# Dodge Pro Master



## happy plunger (Jan 29, 2014)

I wanted to see if anyone purchased Dodge Pro master 2500 and how is the van running with plumbing load ? Is it good van to buy ? thank you any comment would be appreciated.


----------



## Archie (Mar 5, 2014)

I just bought the 159 wb and put it on the road today so I dont have much experience with it yet. I used the Ranger shelving and a spray on floor. I wish the inside length to the cab divider was 4 or 5 inches longer to hold 12 ft pipe but ill make it work. Its a pleasure to drive around even loaded up and probably the nicest plumbing van I've ever had. Ill post some pics and give you an update once its been on the road for awhile.


----------



## happy plunger (Jan 29, 2014)

Archie said:


> I just bought the 159 wb and put it on the road today so I dont have much experience with it yet. I used the Ranger shelving and a spray on floor. I wish the inside length to the cab divider was 4 or 5 inches longer to hold 12 ft pipe but ill make it work. Its a pleasure to drive around even loaded up and probably the nicest plumbing van I've ever had. Ill post some pics and give you an update once its been on the road for awhile.



Thank you for replying please put picture specially with back of the van how you organized it. Wanted to know with all the plumbing load in there how is the power and is it driving to your expectation with load on ? Do you think this going to be a reliable van in the long run I know this hard question but sometimes guts feeling will tell yes or no . Please reply back with some picture I went to dealership they said the will let me to drive for whole that is nice but the reality is how dose it drive with load on ? 

Thank you again Amir from the happy plunger plumbing services.


----------



## Gargalaxy (Aug 14, 2013)

Used to ride a Dodge Sprinter before and a Pro-master now for about a couple weeks. Drive pretty good and is a little better in mileage. 










Its hard to see in the picture but I got two 6" pipes on top (10' each).

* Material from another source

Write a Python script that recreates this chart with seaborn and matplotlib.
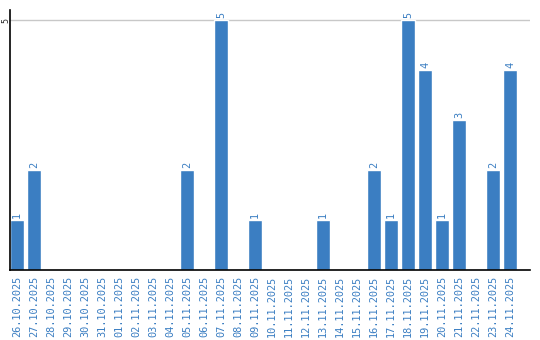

Side door. I keep my backflow repair kits, small fittings, screws on those organizers. 











Side door. 
Hope help you a bit.


----------



## Ptturner91 (Oct 13, 2012)

Sweet set up man!
How does it feel with all that weight ?


----------



## Gargalaxy (Aug 14, 2013)

Ride smooth, from factory they said that you should have 47psi in your front tires but I put 65psi. I did the same thing with the old sprinter. Also used nitrogen instead air.


----------



## happy plunger (Jan 29, 2014)

I see you Rigid sectional machine I have Go 68 Gorlitz machine planning to get GO 50 as well do you think that snake will fit in there dimension are 43"L x 26" W X 30". GO 50 is 28"L X 18" X 19" . they are both Drum machine what do you think it will take a lot space? if you do not mind asking how much it cost you the van with all storage and racks? thank you again Amir.


----------



## SewerRatz (Apr 25, 2009)

I am going to give those Fiat's a few years to see how they fair before considering one.


----------



## Gargalaxy (Aug 14, 2013)

Van was $33,000.00 (trade in) and shelves depending in how do you wanna or need it (purchased to American Van Equipment). I'll look the web page when I get home so you can check what do you really need and what really work for you. Racks was around $3,500.00


----------



## Gargalaxy (Aug 14, 2013)

Magazine picture and the website AmericanVan.com


----------



## Gargalaxy (Aug 14, 2013)

gargalaxy said:


> magazine picture and the website americanvan.com


...


----------



## happy plunger (Jan 29, 2014)

Arcie one of my friend wants to buy the van he asked me is IT better to get Dodge Promaster or new Sprinter since you had sprinter tell me which one is better. he like to get Diesel but Dodge pro master has not been brought up yet ? what do you think? He works for Roto Rooter.


----------



## Drain Pro (Nov 3, 2013)

FWIW, I'd take a Sprinter over a Pro Master. One is a Mercedes, the other is a Dodge (Fiat). I've never heard good things about Dodge work trucks but that's just been my experience. Maybe others have had better success with them. If I was buying a new service vehicle tomorrow it would be a Sprinter although I'd give the new Fords a hard look first. Ford has always been good to me.


----------